Extending the arguments above that the sensory system may be more sensitive to small lesions due the reporting of percepts, in particular positive phenomena, that as it degenerates, loses neurones and axons, the likelihood of new lesions causing symptoms, in particular positive symptoms, diminishes. In comparison, as the motor system degenerates and compensatory mechanism fail new lesions are more likely to become clinically apparent. If reserve capacity in a particular pathway determines its sensitivity to cause relapses then one could hypothesise that proportion of positive sensory attacks (positive sensory symptoms) will diminish, in comparison to negative sensory attacks (loss of sensation). The latter hypothesis is testable and could be explored in existing databases or prospectively in clinical cohorts.”
Kalincik et al. Risk of relapse phenotype recurrence in multiple sclerosis. Mult Scler. 2014 Oct;20(11):1511-22.
Objectives: The aim was to analyse risk of relapse phenotype recurrence in multiple sclerosis and to characterise the effect of demographic and clinical features on this phenotype.
Methods: Information about relapses was collected using MSBase, an international observational registry. Associations between relapse phenotypes and history of similar relapses or patient characteristics were tested with multivariable logistic regression models. Tendency of relapse phenotypes to recur sequentially was assessed with principal component analysis.
Results: Among 14,969 eligible patients (89,949 patient-years), 49,279 phenotypically characterised relapses were recorded. Visual and brainstem relapses occurred more frequently in early disease and in younger patients.
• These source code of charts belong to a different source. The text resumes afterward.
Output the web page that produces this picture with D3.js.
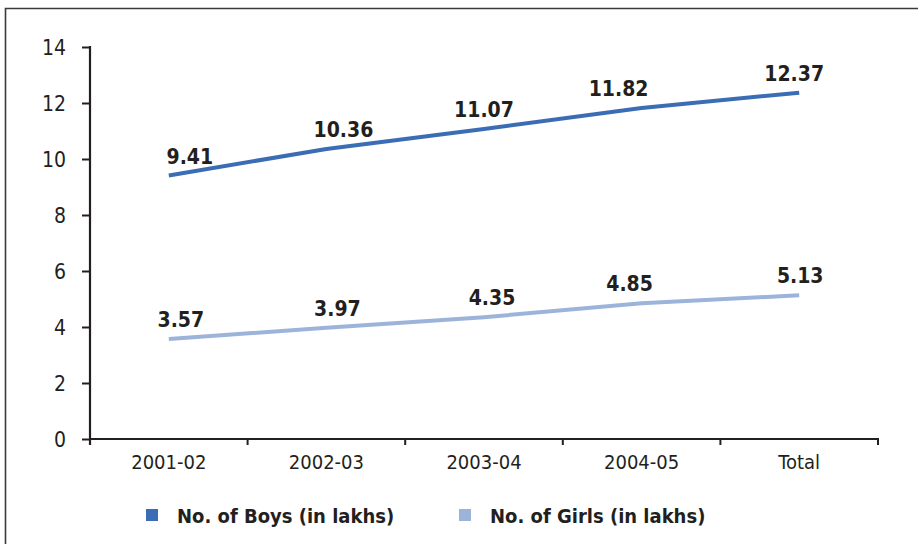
<!DOCTYPE html>
<html>
<head>
<meta charset="utf-8">
<script src="https://cdn.jsdelivr.net/npm/d3@7"></script>
<style>
  body { margin: 0; background: #fff; }
  svg { display: block; }
  .tick text { font-family: "DejaVu Sans Condensed", "DejaVu Sans", sans-serif; fill: #231f20; }
  .lbl { font-family: "DejaVu Sans Condensed", "DejaVu Sans", sans-serif; font-weight: bold; fill: #231f20; }
</style>
</head>
<body>
<svg id="chart" width="918" height="544"></svg>
<script>
// data
const categories = ['2001-02', '2002-03', '2003-04', '2004-05', 'Total'];
const boys = [9.41, 10.36, 11.07, 11.82, 12.37];
const girls = [3.57, 3.97, 4.35, 4.85, 5.13];
const yTicks = [0, 2, 4, 6, 8, 10, 12, 14];
const seriesNames = ['No. of Boys (in lakhs)', 'No. of Girls (in lakhs)'];

// label nudges, as placed in the original
const boysDx = [21, 17, 0, -23, -5];
const girlsDx = [12, 11, 8, -12, 1];

const colors = ['#3b6db5', '#9cb4da'];
const ink = '#231f20';

const svg = d3.select('#chart');

// frame
svg.append('path')
  .attr('d', 'M5.5,544 L5.5,8.5 L918,8.5')
  .attr('fill', 'none')
  .attr('stroke', '#3a3a3a')
  .attr('stroke-width', 1.6);

const x = d3.scaleBand().domain(categories).range([90, 878]).padding(0);
const y = d3.scaleLinear().domain([0, 14]).range([439, 47]);
const cx = c => x(c) + x.bandwidth() / 2;

// y axis
const gY = svg.append('g')
  .attr('transform', 'translate(90,0)')
  .call(d3.axisLeft(y).tickValues(yTicks).tickSize(8).tickPadding(16).tickFormat(d3.format('d')));
gY.select('.domain').remove();
gY.selectAll('.tick line').attr('stroke', ink).attr('stroke-width', 2);
gY.selectAll('.tick text').attr('font-size', 21).attr('dy', '0.36em');
svg.append('line')
  .attr('x1', 90).attr('x2', 90)
  .attr('y1', y(14) - 1).attr('y2', y(0) + 6)
  .attr('stroke', ink).attr('stroke-width', 2.2);

// x axis
const gX = svg.append('g')
  .attr('transform', `translate(0,${y(0)})`)
  .call(d3.axisBottom(x).tickSize(0).tickPadding(16));
gX.select('.domain').remove();
gX.selectAll('.tick text').attr('font-size', 20);
svg.append('line')
  .attr('x1', 89).attr('x2', x.range()[1] + 1)
  .attr('y1', y(0)).attr('y2', y(0))
  .attr('stroke', ink).attr('stroke-width', 2.2);
svg.append('g').selectAll('line')
  .data(categories.map(c => x(c)).concat([x.range()[1]]))
  .enter().append('line')
  .attr('x1', d => d).attr('x2', d => d)
  .attr('y1', y(0)).attr('y2', y(0) + 6)
  .attr('stroke', ink).attr('stroke-width', 2);

// lines
const line = d3.line()
  .x((d, i) => cx(categories[i]))
  .y(d => y(d));

[boys, girls].forEach((s, k) => {
  svg.append('path')
    .datum(s)
    .attr('fill', 'none')
    .attr('stroke', colors[k])
    .attr('stroke-width', 4)
    .attr('stroke-linejoin', 'round')
    .attr('d', line);
});

// value labels
[[boys, boysDx], [girls, girlsDx]].forEach(([s, dx]) => {
  svg.append('g').selectAll('text')
    .data(s)
    .enter().append('text')
    .attr('class', 'lbl')
    .attr('font-size', 21)
    .attr('text-anchor', 'middle')
    .attr('x', (d, i) => cx(categories[i]) + dx[i])
    .attr('y', d => y(d) - 12)
    .text(d => d.toFixed(2));
});

// legend
const legendX = [146, 459];
seriesNames.forEach((name, k) => {
  svg.append('rect')
    .attr('x', legendX[k]).attr('y', 509)
    .attr('width', 12).attr('height', 12)
    .attr('fill', colors[k]);
  svg.append('text')
    .attr('class', 'lbl')
    .attr('font-size', 20)
    .attr('x', legendX[k] + 31)
    .attr('y', 523)
    .text(name);
});
</script>
</body>
</html>
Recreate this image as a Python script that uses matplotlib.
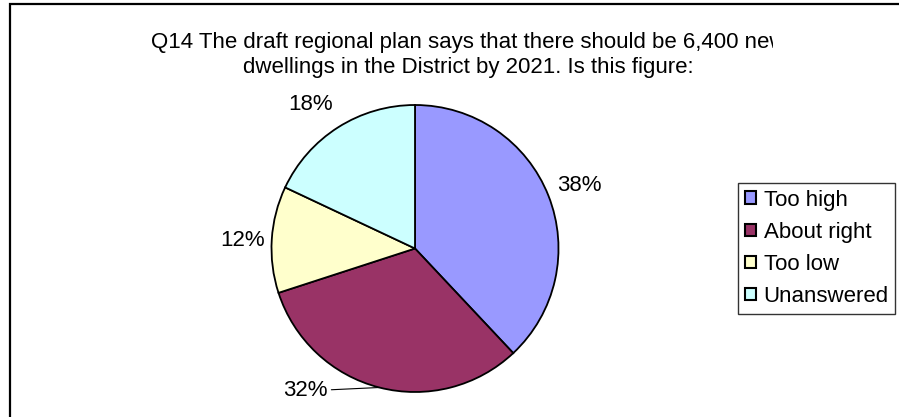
import matplotlib
matplotlib.use("Agg")
import numpy as np
import matplotlib.pyplot as plt
from matplotlib.patches import Rectangle
from matplotlib.transforms import Bbox

plt.rcParams["font.family"] = ["Liberation Sans", "DejaVu Sans"]

# data
categories = ["Too high", "About right", "Too low", "Unanswered"]
shares = [38, 32, 12, 18]
colors = ["#9999FF", "#993366", "#FFFFCC", "#CCFFFF"]
title_lines = ["Q14 The draft regional plan says that there should be 6,400 new",
               "dwellings in the District by 2021. Is this figure:"]

# label placement (pie radius units)
label_pos = [(1.146, 0.439), (-0.767, -0.993), (-1.202, 0.056), (-0.728, 1.0)]

W, H = 899, 417
fig = plt.figure(figsize=(W / 100, H / 100), dpi=100)

# chart area border (runs off right/bottom)
top = 1 - 3.5 / H
fig.patches.append(Rectangle((9.5 / W, -0.2), 2, top + 0.2,
                             transform=fig.transFigure,
                             fill=False, edgecolor="black", lw=1.6))

cx, cy, r = 415, 248.5, 143.5
lim = 1.1
ax = fig.add_axes([(cx - r * lim) / W, (H - cy - r * lim) / H,
                   2 * r * lim / W, 2 * r * lim / H])
wedges, _ = ax.pie(shares, colors=colors, startangle=90, counterclock=False,
                   wedgeprops=dict(edgecolor="black", linewidth=1.3))
ax.set_xlim(-lim, lim)
ax.set_ylim(-lim, lim)
ax.set_aspect("auto")
ax.axis("off")

for w, s, pos in zip(wedges, shares, label_pos):
    mid = np.deg2rad((w.theta1 + w.theta2) / 2)
    edge = (np.cos(mid), np.sin(mid))
    dist = np.hypot(pos[0] - edge[0], pos[1] - edge[1])
    if dist > 0.5:
        # label pulled away from its slice -> leader line
        ax.annotate(f"{s}%", xy=edge, xytext=pos, ha="center", va="center",
                    fontsize=16, annotation_clip=False,
                    arrowprops=dict(arrowstyle="-", lw=0.8, color="black",
                                    shrinkA=1, shrinkB=0))
    else:
        ax.text(pos[0], pos[1], f"{s}%", ha="center", va="center", fontsize=16)

# title, cut off by the plot area on the right as in the original
clip = Bbox([[0, 0], [773, H]])
for line, base in zip(title_lines, [48, 73]):
    t = fig.text(468 / W, 1 - base / H, line, ha="center", va="baseline",
                 fontsize=16)
    t.set_clip_box(clip)
    t.set_clip_on(True)

leg = fig.legend(wedges, categories, loc="upper left",
                 bbox_to_anchor=(738 / W, 1 - 183 / H), fontsize=16,
                 frameon=True, fancybox=False, edgecolor="black",
                 handlelength=0.5, handleheight=0.5, handletextpad=0.35,
                 labelspacing=0.5, borderpad=0.3, borderaxespad=0)
leg.get_frame().set_linewidth(1.0)
for h in leg.legend_handles:
    h.set_linewidth(1.5)

fig.savefig("out.png", dpi=100)
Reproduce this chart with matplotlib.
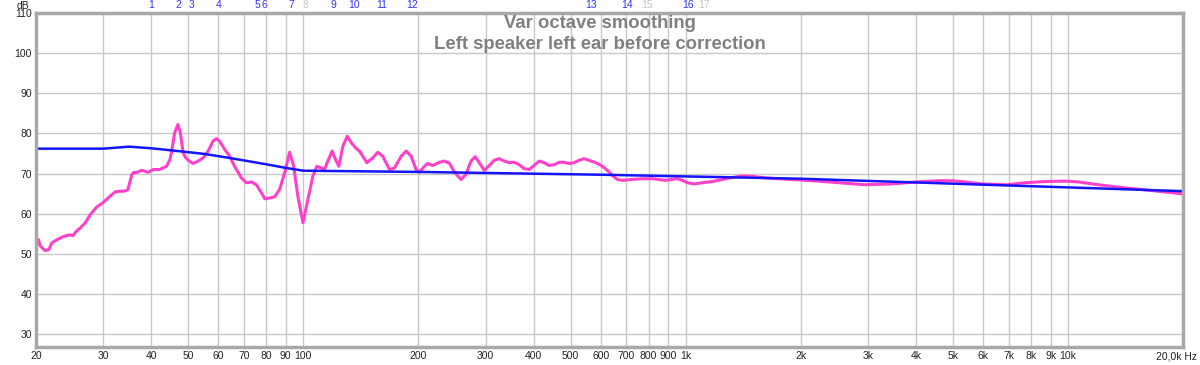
import matplotlib
matplotlib.use('Agg')
import matplotlib.pyplot as plt
from matplotlib.transforms import ScaledTranslation

plt.rcParams['font.family'] = ['Liberation Sans', 'DejaVu Sans']

# measured response (Hz, dB)
meas_freq = [20.0, 20.3, 20.5, 21.1, 21.6, 22.0, 22.7, 23.6, 24.5, 25.0, 25.5, 26.1, 26.9, 27.7,
             28.8, 30.0, 31.2, 32.2, 33.1, 34.1, 34.8, 35.6, 36.1, 36.6, 37.8, 39.3, 40.5, 42.1,
             43.9, 44.8, 45.2, 46.1, 47.0, 47.7, 48.5, 49.3, 50.3, 51.5, 53.1, 54.7, 56.4, 58.1,
             59.3, 60.4, 62.3, 64.2, 66.1, 68.9, 71.0, 73.2, 75.4, 77.7, 79.3, 81.7, 84.2, 86.7,
             89.4, 92.1, 94.3, 96.8, 99.8, 102.8, 105.9, 108.5, 111.4, 113.6, 115.9, 119.0, 121.4,
             123.9, 126.9, 130.3, 133.5, 137.6, 140.3, 146.6, 152.0, 156.6, 161.4, 168.1, 173.2,
             180.3, 185.8, 191.5, 197.2, 201.2, 207.4, 211.5, 218.0, 226.9, 233.9, 241.0, 248.4,
             258.5, 266.4, 274.5, 281.7, 288.5, 297.4, 306.5, 315.8, 325.5, 335.4, 345.6, 356.1,
             367.0, 378.2, 389.7, 401.6, 413.9, 426.5, 439.5, 452.9, 466.7, 480.9, 495.6, 510.7,
             526.2, 542.3, 558.8, 582.1, 605.7, 624.2, 643.2, 662.8, 683.0, 718.5, 770.3, 818.2,
             851.7, 886.7, 913.8, 951.2, 980.3, 1010, 1052, 1106, 1174, 1247, 1323, 1405, 1492,
             1617, 1976, 2229, 2514, 2952, 3462, 3987, 4585, 4969, 5383, 5950, 6914, 7723, 8711,
             9826, 10640, 12000, 13530, 15570, 17920, 20000]
meas_db = [53.7, 53.5, 52.0, 50.8, 51.0, 52.7, 53.5, 54.3, 54.7, 54.5, 55.6, 56.4, 57.7, 59.7,
           61.6, 62.8, 64.3, 65.4, 65.6, 65.6, 66.0, 69.7, 70.3, 70.2, 70.8, 70.3, 71.0, 71.0,
           71.8, 73.5, 75.2, 80.2, 82.2, 80.2, 75.2, 73.9, 73.1, 72.5, 73.1, 73.9, 75.6, 78.1,
           78.7, 78.1, 76.0, 74.3, 71.8, 68.9, 67.7, 67.9, 67.2, 65.2, 63.7, 63.9, 64.2, 66.0,
           70.2, 75.3, 72.0, 64.3, 57.7, 63.5, 69.3, 71.8, 71.4, 71.0, 73.1, 75.6, 73.5,
           71.8, 76.8, 79.3, 77.7, 76.2, 75.6, 72.7, 73.9, 75.3, 74.3, 71.0, 71.4,
           74.3, 75.6, 74.3, 71.0, 70.3, 71.8, 72.5, 72.0, 72.8, 73.1, 72.6, 70.4,
           68.5, 69.8, 73.1, 74.2, 72.7, 70.8, 72.0, 73.3, 73.7, 73.1, 72.7, 72.8,
           72.2, 71.2, 71.0, 72.0, 73.1, 72.7, 72.0, 72.2, 72.8, 72.8, 72.5, 72.7,
           73.3, 73.7, 73.3, 72.7, 71.8, 70.8, 69.5, 68.5, 68.3, 68.5, 68.7, 68.7,
           68.5, 68.3, 68.5, 68.7, 68.3, 67.7, 67.4, 67.7, 68.0, 68.5, 69.0, 69.4, 69.3,
           68.9, 68.4, 68.1, 67.7, 67.2, 67.4, 67.9, 68.2, 68.2, 67.9, 67.4, 67.2, 67.7, 68.0,
           68.1, 67.9, 67.2, 66.6, 66.0, 65.4, 64.9]

# target curve (Hz, dB)
target_freq = [20, 30, 35, 40, 47, 55, 64, 80, 90, 100, 200, 600, 2000, 20000]
target_db = [76.2, 76.2, 76.7, 76.3, 75.6, 74.9, 73.9, 72.3, 71.4, 70.7, 70.4, 69.7, 68.7, 65.6]

# filter markers along the top
marker_freq = [40, 47, 51, 60, 76, 79, 93, 101, 120, 136, 160, 192, 566, 703, 793, 1014, 1117]
marker_on = [1, 1, 1, 1, 1, 1, 1, 0, 1, 1, 1, 1, 1, 1, 0, 1, 0]

xticks = [20, 30, 40, 50, 60, 70, 80, 90, 100, 200, 300, 400, 500, 600, 700, 800, 900,
          1000, 2000, 3000, 4000, 5000, 6000, 7000, 8000, 9000, 10000, 20000]
xticklabels = ['20', '30', '40', '50', '60', '70', '80', '90', '100', '200', '300', '400',
               '500', '600', '700', '800', '900', '1k', '2k', '3k', '4k', '5k', '6k', '7k',
               '8k', '9k', '10k', '20,0k Hz']
yticks = [30, 40, 50, 60, 70, 80, 90, 100, 110]

fig = plt.figure(figsize=(12, 3.65), dpi=100)
ax = fig.add_axes([0.030, 0.049, 0.956, 0.915])
ax.set_xscale('log')
ax.set_xlim(20, 20000)
ax.set_ylim(26.7, 110)

ax.set_xticks(xticks)
ax.set_xticklabels(xticklabels)
ax.minorticks_off()
ax.set_yticks(yticks)
ax.tick_params(length=0, labelsize=7.5, colors='#222222', pad=3)
ax.grid(True, color='#c8c8c8', linewidth=1)
ax.set_axisbelow(True)
for s in ax.spines.values():
    s.set_color('#a8a8a8')
    s.set_linewidth(2.5)

# last label sits right of its tick, like the original
last = ax.get_xticklabels()[-1]
last.set_horizontalalignment('right')
last.set_transform(last.get_transform() + ScaledTranslation(14 / 100, 0, fig.dpi_scale_trans))

ax.plot(meas_freq, meas_db, color='#ff40c8', linewidth=2.2, solid_joinstyle='round')
ax.plot(target_freq, target_db, color='#1414ff', linewidth=1.8)

for i, (f, on) in enumerate(zip(marker_freq, marker_on)):
    ax.text(f, 1.008, str(i + 1), transform=ax.get_xaxis_transform(), ha='center',
            va='bottom', fontsize=7.5, color='#3333ee' if on else '#c4c4c4')

fig.text(0.024, 0.998, 'dB', fontsize=7.5, color='#222222', ha='right', va='top')
fig.text(0.5, 0.935, 'Var octave smoothing', fontsize=13.3, fontweight='bold',
         color='#808080', ha='center', va='center')
fig.text(0.5, 0.878, 'Left speaker left ear before correction', fontsize=13.3,
         fontweight='bold', color='#808080', ha='center', va='center')

fig.savefig('out.png', dpi=100)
Sensory relapses were more frequent in early or non-progressive disease. Pyramidal, sphincter and cerebellar relapses were more common in older patients and in progressive disease. Women presented more often with sensory or visual symptoms. Men were more prone to pyramidal, brainstem and cerebellar relapses. Importantly, relapse phenotype was predicted by the phenotypes of previous relapses. (OR = 1.8–5, p = 10-14). Sensory, visual and brainstem relapses showed better recovery than other relapse phenotypes. Relapse severity increased and the ability to recover decreased with age or more advanced disease.